The Organisation of Petroleum Exporting Countries (OPEC) has raised its forecast for crude oil demand growth this year on the back of an expected stronger economic recovery. The cartel, in its April Monthly Oil Market Report (MOMR), said demand would rise by 5.95 million barrels per day (bpd) in 2021, or 6.6 per cent, up by 70,000 bpd from last month.
The revision marks a change of tone from previous months, in which OPEC has lowered demand forecasts because of continued lockdowns. As expected, oil gained further towards $64 a barrel after the report was released, although still a far cry from the $70 it hit a few weeks ago. OPEC made a small upward revision in its 2021 demand projection last month, but it has steadily lowered the forecast from seven million bpd expected in July 2020.
The group hiked its forecast of 2021 world economic growth to 5.4 per cent from 5.1 per cent, assuming the impact of the pandemic is “largely contained” by the beginning of the second half of the year.
“The global economic recovery continues, significantly supported by unprecedented monetary and fiscal stimulus. The recovery is very much leaning towards the second half of 2021,” OPEC stated. It projected that the bulk of consumption growth this year would take place in the second and third quarters, with global demand expected to rise.
However, the organisation revised lower its oil demand estimates for the first half of this year due to new virus waves and resulting lockdowns in Europe, as well as “sluggish” first-quarter demand data.
It said the fragile and uncertain recovery would require vigilant monitoring of market developments, which included the possibility of new COVID-19 variants, rising sovereign debt in most economies and a potential further rise in inflation that could tighten monetary policies.

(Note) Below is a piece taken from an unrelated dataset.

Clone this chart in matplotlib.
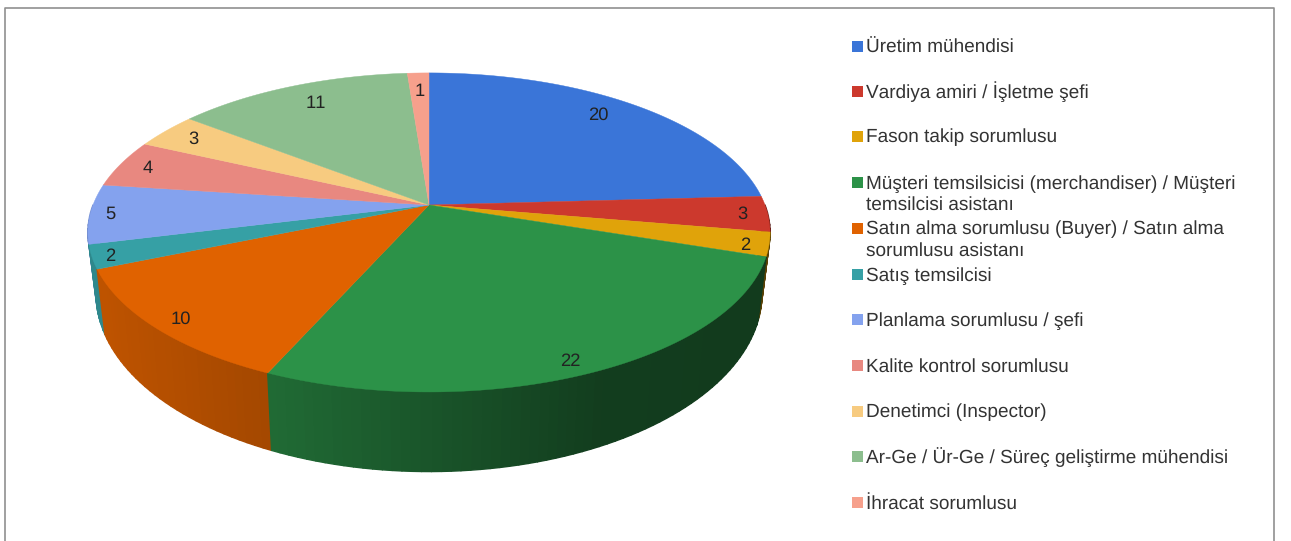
import numpy as np
import matplotlib
matplotlib.use("Agg")
import matplotlib.pyplot as plt
from matplotlib.patches import Polygon, Rectangle
from matplotlib.collections import PolyCollection

plt.rcParams["font.family"] = ["Liberation Sans", "DejaVu Sans"]
plt.rcParams["text.kerning_factor"] = 6
plt.rcParams["text.hinting"] = "no_hinting"

# ==========================================================
# DATA
# ==========================================================

labels = [
    "Üretim mühendisi",
    "Vardiya amiri / İşletme şefi",
    "Fason takip sorumlusu",
    "Müşteri temsilsicisi (merchandiser) / Müşteri\ntemsilcisi asistanı",
    "Satın alma sorumlusu (Buyer) / Satın alma\nsorumlusu asistanı",
    "Satış temsilcisi",
    "Planlama sorumlusu / şefi",
    "Kalite kontrol sorumlusu",
    "Denetimci (Inspector)",
    "Ar-Ge / Ür-Ge / Süreç geliştirme mühendisi",
    "İhracat sorumlusu",
]
values = [20, 3, 2, 22, 10, 2, 5, 4, 3, 11, 1]

# ==========================================================
# STYLE
# ==========================================================

colors = ["#3a75d8", "#cc392d", "#e0a30a", "#2c9248", "#e06200", "#36a0a5",
          "#84a2ee", "#e88880", "#f7cb80", "#8cbe8e", "#f6a08c"]
label_r = [0.855, 0.925, 0.935, 0.93, 0.925, 0.95, 0.94, 0.907, 0.886, 0.834, 0.844]
label_da = [-2.4, 0, 1, 1.2, -0.5, -0.6, 0, -0.4, 0, 1.2, 0]  # degrees off the slice middle
legend_y = [46, 91, 136, 182, 228, 274, 319, 365, 411, 456, 502]
LINE_GAP = 21

CX = 429
K = 0.172
TOP = (205, 336, 154.8)     # centre y, x scale, y scale of the top face
BOTTOM = (263, 328, 172.7)  # same for the bottom rim


def project(theta, r=1.0, plane=TOP):
    # clockwise from 12 o'clock, perspective squeeze towards the back
    y0, bx, by = plane
    u = r * np.sin(theta)
    v = r * np.cos(theta)
    d = 1 + K * v
    return CX + bx * u / d, y0 - by * v / d


def wall_shade(x):
    return np.interp(x, [100, 270, 600, 770], [0.85, 0.73, 0.42, 0.40])


fig = plt.figure(figsize=(12.91, 5.41), dpi=100)
ax = fig.add_axes([0, 0, 1, 1])
ax.set_xlim(0, 1291)
ax.set_ylim(541, 0)
ax.axis("off")

# frame
ax.plot([4.5, 4.5, 1273.5, 1273.5], [541, 8, 8, 541], color="#909090", lw=1.2)

edges = np.cumsum([0] + values) / sum(values) * 2 * np.pi

# side wall, back to front
strips = []
for i in range(len(values)):
    a0, a1 = max(edges[i], np.pi / 2), min(edges[i + 1], 1.5 * np.pi)
    if a1 <= a0:
        continue
    steps = np.linspace(a0, a1, int((a1 - a0) * 40) + 2)
    base = np.array(matplotlib.colors.to_rgb(colors[i]))
    for t0, t1 in zip(steps[:-1], steps[1:]):
        x0, y0 = project(t0)
        x1, y1 = project(t1)
        x2, y2 = project(t1, plane=BOTTOM)
        x3, y3 = project(t0, plane=BOTTOM)
        shade = wall_shade((x0 + x1) / 2)
        strips.append((np.cos((t0 + t1) / 2),
                       [(x0, y0), (x1, y1), (x2, y2), (x3, y3)],
                       base * shade))
strips.sort(key=lambda s: -s[0])
ax.add_collection(PolyCollection([s[1] for s in strips],
                                 facecolors=[s[2] for s in strips],
                                 edgecolors=[s[2] for s in strips],
                                 linewidths=1.0))

# top face
for i in range(len(values)):
    t = np.linspace(edges[i], edges[i + 1], 200)
    px, py = project(t)
    pts = [project(0.0, 0.0)] + list(zip(px, py))
    ax.add_patch(Polygon(pts, closed=True, facecolor=colors[i],
                         edgecolor=colors[i], lw=0.3))

# data labels
for i, val in enumerate(values):
    mid = (edges[i] + edges[i + 1]) / 2 + np.radians(label_da[i])
    lx, ly = project(mid, label_r[i])
    ax.text(lx, ly + 0.5, str(val), ha="center", va="center", fontsize=13.2, color="#222222")

# legend, each line on its own baseline
for i, name in enumerate(labels):
    ax.add_patch(Rectangle((852, legend_y[i] - 5), 10.5, 10.5, facecolor=colors[i], edgecolor="none"))
    for j, line in enumerate(name.split("\n")):
        ax.text(866, legend_y[i] + 6.5 + j * LINE_GAP, line, ha="left", va="baseline",
                fontsize=13.7, color="#333333")

fig.savefig("out.png", dpi=100)
plt.close(fig)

It estimated non-OPEC liquids supply for 2021 at 63.83mn b/d, up by 930,000 b/d from 2020. It said there had been “sizeable drawdowns” in global inventory levels since the middle of 2020, which might continue in the coming months.
OPEC and its allies agreed earlier this month to boost their collective output by more than two million barrels a day over the coming months, betting on resurgent demand.
There has been a faltering oil price rally, which has stalled in recent weeks as some of Europe’s largest economies reimposed tight coronavirus restrictions.
The International Energy Agency (IEA) had dismissed the idea that oil was entering a “supercycle” of low supply and climbing demand, pointing to glutted global oil inventories.OPEC has maintained supply discipline that has allowed it to regain control of oil prices since they crashed last year amid a price war and the effects of the pandemic on demand.
The cartel also slightly reduced its forecast for 2021 supply growth from outside of OPEC, inching down its forecast by 30,000 barrels a day.